What Do You Know, Bernadette?

The Edge of Our Bodies at Washington Ensemble Theatre March 28–April 14
Image: Bruce Clayton Tom
On the train when a group of older men leer at Bernadette, we first glimpse the razor-sharp wit of this young aspiring writer. She skewers their appearances, describing “simian tufts” of hair and sad ham-like faces as she completely eschews the “allure” of older men. A tightrope walk between Bernadette’s childishness and maturity plays out as she amusingly rejects anything these watchers may be hoping for. Detzer maneuvers this line brilliantly, sometimes planting her feet and piercing the audience with her stare but other times slumping her shoulders and tucking her legs under the revealing clinging remnants of her not-distant childhood.

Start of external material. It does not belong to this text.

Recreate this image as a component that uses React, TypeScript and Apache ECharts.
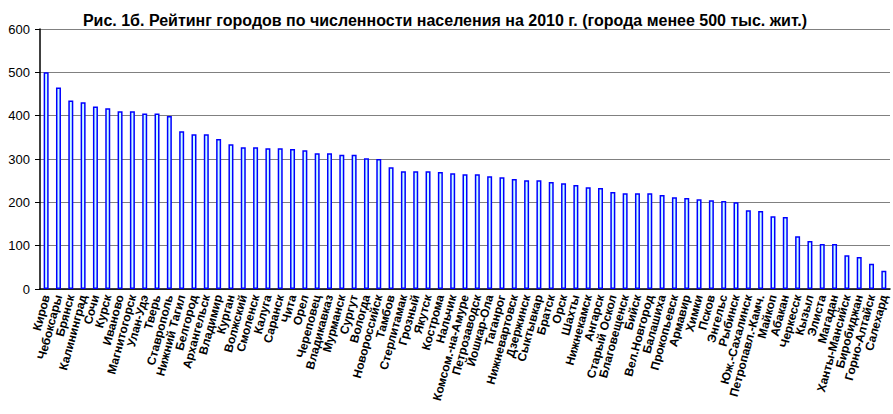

Adam Rapp, a Pulitzer Prize finalist for drama (Red Light Winter), crafts lines that flow naturally from a 16-year-old, no matter the topic. While speaking to her boyfriend’s father about his ill health, she actively takes on an advanced tone and reasoning, something she’s perhaps been prepared for but never faced personally. Not that there aren’t other crumbling foundations around her. Her parents’ marriage for one, and now potentially her future plans, which don’t extend much past her school’s rendition of The Maids which she’s auditioned for.
She returns from the trip with a new knowledge of the messiness of the adult world and a hesitation to fully embrace what she’s found. Her physical trip into it is no more pleasing than her emotional one. It’s captivating to watch Detzer hop between swaying sweetly while remembering simple joys and shaking with rage at the uncertainty lingering around her like the bloated men on the train. The ultimate battle within Bernadette is her desire to be seen and heard and write her own story, and a passive wish to simply vanish. The Edge of Our Bodies ends with strong arguments that she may do either, reveling again in inescapable uncertainty.